## SET TASK:
Identify the lines that include the word "this", then copy all of them.

## ENTRIES:
-- -- --

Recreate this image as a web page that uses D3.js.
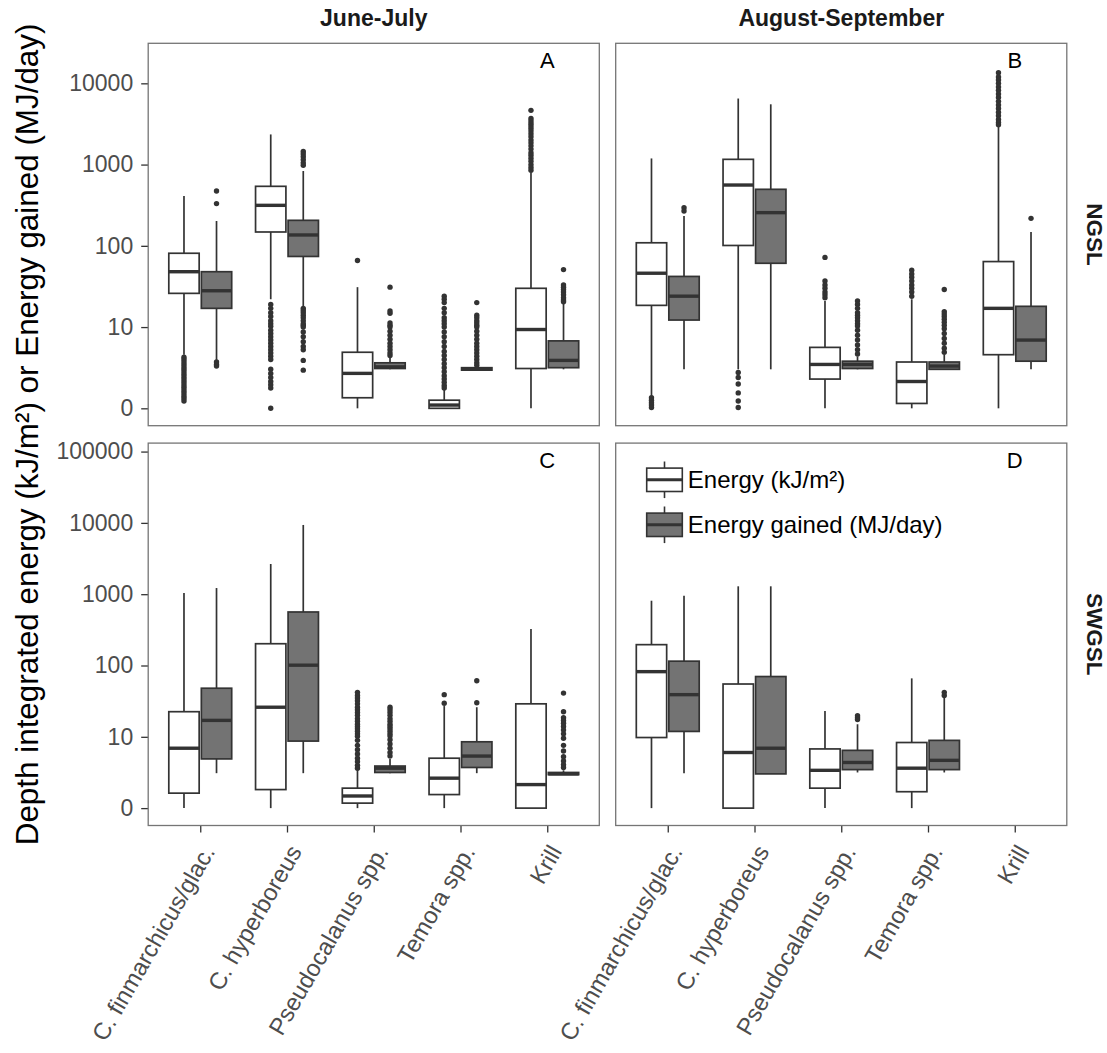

-- -- --

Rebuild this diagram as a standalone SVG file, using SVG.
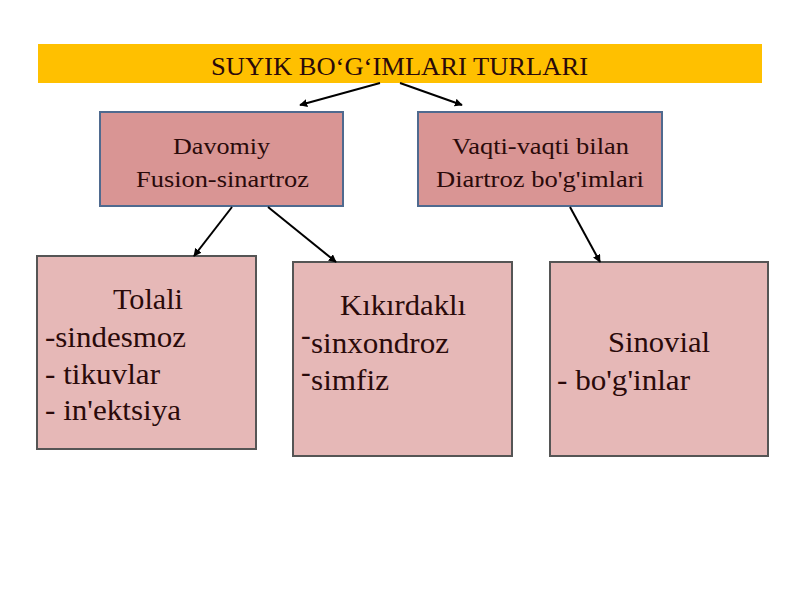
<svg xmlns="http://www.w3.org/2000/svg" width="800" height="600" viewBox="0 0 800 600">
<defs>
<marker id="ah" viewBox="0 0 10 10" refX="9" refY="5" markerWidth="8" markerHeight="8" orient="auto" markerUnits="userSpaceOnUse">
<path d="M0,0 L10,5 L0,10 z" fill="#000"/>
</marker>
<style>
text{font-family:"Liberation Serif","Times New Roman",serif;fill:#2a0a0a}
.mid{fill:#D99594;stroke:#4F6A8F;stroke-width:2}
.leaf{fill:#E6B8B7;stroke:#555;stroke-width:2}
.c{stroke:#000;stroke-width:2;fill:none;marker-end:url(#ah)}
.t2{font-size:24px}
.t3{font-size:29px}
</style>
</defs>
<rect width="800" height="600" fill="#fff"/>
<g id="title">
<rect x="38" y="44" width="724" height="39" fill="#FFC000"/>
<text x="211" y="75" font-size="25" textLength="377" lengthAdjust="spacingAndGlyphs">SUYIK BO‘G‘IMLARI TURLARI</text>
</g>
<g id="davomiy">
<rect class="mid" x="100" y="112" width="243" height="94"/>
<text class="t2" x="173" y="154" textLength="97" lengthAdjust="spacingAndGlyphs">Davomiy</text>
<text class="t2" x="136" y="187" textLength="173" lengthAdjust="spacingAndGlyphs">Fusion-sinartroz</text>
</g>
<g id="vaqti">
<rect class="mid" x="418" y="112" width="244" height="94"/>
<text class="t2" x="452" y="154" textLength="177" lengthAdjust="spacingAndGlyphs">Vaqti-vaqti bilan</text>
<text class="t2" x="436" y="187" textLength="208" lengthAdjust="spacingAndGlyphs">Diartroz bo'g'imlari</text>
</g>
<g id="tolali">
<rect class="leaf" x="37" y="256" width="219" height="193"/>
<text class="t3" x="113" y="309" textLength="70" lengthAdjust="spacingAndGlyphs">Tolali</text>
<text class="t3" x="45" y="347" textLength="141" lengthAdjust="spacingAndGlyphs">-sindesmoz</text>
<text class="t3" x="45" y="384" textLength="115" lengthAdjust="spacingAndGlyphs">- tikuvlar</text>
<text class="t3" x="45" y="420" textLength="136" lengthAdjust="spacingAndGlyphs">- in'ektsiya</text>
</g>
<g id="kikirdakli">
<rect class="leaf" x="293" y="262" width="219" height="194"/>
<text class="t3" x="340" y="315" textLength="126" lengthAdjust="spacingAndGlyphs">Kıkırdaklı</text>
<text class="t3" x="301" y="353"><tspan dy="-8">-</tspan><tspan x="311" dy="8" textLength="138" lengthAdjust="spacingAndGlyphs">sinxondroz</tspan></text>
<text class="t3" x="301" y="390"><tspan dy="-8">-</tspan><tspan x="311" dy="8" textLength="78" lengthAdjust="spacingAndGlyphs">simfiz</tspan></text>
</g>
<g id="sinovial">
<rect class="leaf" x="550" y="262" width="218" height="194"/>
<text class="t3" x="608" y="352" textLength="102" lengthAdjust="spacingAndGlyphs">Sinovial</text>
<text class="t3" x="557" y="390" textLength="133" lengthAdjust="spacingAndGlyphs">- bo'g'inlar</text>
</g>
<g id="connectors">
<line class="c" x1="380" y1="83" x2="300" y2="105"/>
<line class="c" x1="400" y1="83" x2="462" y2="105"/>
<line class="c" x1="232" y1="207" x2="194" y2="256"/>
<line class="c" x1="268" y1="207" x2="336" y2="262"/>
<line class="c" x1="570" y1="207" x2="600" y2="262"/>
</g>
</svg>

-- -- --

## ANSWER TO THE EXERCISE:
Recreate this image as a web page that uses D3.js.
Rebuild this diagram as a standalone SVG file, using SVG.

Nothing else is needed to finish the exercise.